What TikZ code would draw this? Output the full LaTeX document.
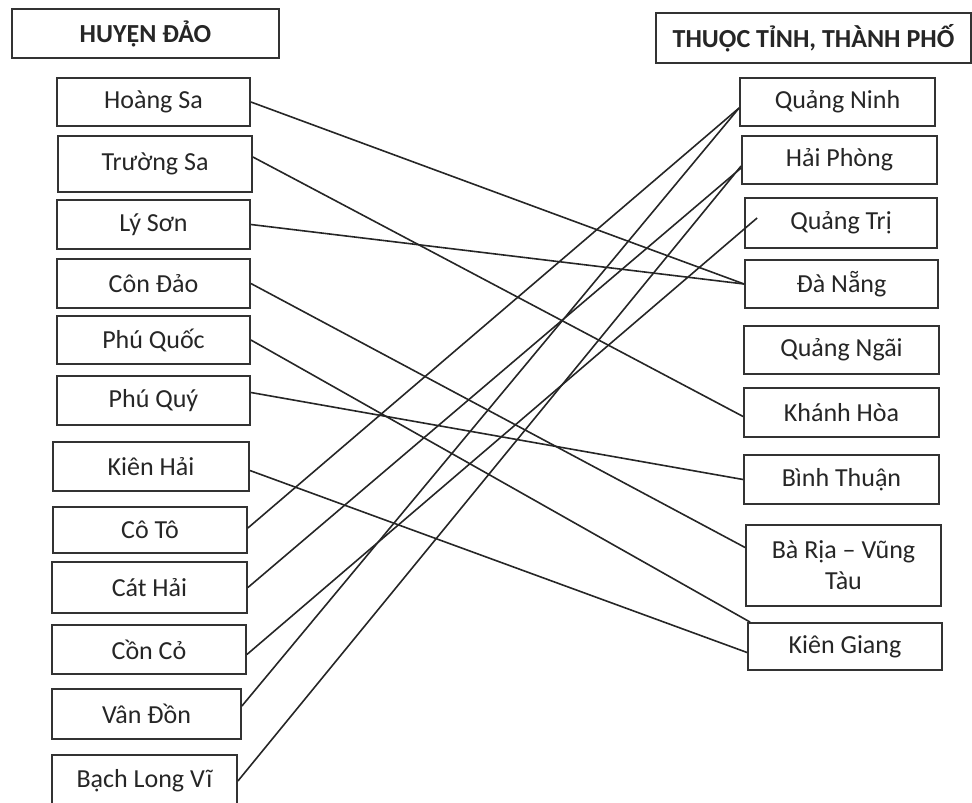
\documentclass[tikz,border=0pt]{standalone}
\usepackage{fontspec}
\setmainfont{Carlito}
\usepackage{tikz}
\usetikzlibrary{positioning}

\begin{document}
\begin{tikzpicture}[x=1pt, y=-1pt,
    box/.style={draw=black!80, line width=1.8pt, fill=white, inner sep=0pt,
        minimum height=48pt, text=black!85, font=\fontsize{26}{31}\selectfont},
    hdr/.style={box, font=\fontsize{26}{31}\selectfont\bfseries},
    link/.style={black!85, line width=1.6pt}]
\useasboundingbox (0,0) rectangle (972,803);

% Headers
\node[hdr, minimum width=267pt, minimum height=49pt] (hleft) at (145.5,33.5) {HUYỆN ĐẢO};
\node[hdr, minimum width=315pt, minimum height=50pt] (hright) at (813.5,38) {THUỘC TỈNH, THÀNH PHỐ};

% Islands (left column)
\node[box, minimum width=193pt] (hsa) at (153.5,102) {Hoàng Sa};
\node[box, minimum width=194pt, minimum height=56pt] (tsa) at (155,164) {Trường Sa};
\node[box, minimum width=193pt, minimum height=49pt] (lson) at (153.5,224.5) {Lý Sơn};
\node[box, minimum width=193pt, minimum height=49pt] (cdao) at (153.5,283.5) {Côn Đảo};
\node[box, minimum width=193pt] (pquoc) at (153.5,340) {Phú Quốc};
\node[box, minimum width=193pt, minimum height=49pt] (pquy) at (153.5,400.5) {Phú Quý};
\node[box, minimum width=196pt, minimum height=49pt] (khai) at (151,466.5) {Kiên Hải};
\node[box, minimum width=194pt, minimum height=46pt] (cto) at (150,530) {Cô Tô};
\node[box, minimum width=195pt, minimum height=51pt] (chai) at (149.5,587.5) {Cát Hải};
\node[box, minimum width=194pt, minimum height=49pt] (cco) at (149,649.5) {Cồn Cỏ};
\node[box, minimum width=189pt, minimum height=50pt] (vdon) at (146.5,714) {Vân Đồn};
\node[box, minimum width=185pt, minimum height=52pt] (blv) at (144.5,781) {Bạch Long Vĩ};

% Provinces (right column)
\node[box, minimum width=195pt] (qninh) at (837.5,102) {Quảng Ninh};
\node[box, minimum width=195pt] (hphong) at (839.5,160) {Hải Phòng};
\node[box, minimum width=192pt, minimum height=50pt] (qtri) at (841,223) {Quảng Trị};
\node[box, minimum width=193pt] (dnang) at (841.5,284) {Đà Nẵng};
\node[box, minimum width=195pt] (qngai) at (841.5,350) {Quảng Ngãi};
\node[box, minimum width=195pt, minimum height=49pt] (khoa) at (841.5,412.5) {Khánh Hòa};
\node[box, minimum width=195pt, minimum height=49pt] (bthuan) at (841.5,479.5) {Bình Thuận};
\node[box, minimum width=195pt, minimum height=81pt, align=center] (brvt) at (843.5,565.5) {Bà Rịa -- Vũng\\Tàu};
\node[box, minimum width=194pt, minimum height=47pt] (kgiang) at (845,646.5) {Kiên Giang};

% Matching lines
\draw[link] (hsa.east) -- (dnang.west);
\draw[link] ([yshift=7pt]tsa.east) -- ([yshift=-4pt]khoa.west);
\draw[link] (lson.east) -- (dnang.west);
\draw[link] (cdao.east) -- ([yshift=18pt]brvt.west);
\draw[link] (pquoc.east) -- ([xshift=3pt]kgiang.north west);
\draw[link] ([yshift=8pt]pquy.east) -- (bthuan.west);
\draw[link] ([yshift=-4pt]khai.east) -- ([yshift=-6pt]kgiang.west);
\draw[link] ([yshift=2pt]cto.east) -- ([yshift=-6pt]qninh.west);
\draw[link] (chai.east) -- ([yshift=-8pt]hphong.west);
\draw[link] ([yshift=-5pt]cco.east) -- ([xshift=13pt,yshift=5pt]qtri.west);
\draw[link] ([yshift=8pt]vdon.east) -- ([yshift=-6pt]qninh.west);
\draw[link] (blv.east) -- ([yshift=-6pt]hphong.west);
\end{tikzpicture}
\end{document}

○ ○ ○

• Exercise brief: With all pictures left out, please transcribe exactly the lines from the start of the material through the line with "minimum width=315pt, minimum".

• Task output:
What TikZ code would draw this? Output the full LaTeX document.
\documentclass[tikz,border=0pt]{standalone}
\usepackage{fontspec}
\setmainfont{Carlito}
\usepackage{tikz}
\usetikzlibrary{positioning}

\begin{document}
\begin{tikzpicture}[x=1pt, y=-1pt,
    box/.style={draw=black!80, line width=1.8pt, fill=white, inner sep=0pt,
        minimum height=48pt, text=black!85, font=\fontsize{26}{31}\selectfont},
    hdr/.style={box, font=\fontsize{26}{31}\selectfont\bfseries},
    link/.style={black!85, line width=1.6pt}]
\useasboundingbox (0,0) rectangle (972,803);

% Headers
\node[hdr, minimum width=267pt, minimum height=49pt] (hleft) at (145.5,33.5) {HUYỆN ĐẢO};
\node[hdr, minimum width=315pt, minimum height=50pt] (hright) at (813.5,38) {THUỘC TỈNH, THÀNH PHỐ};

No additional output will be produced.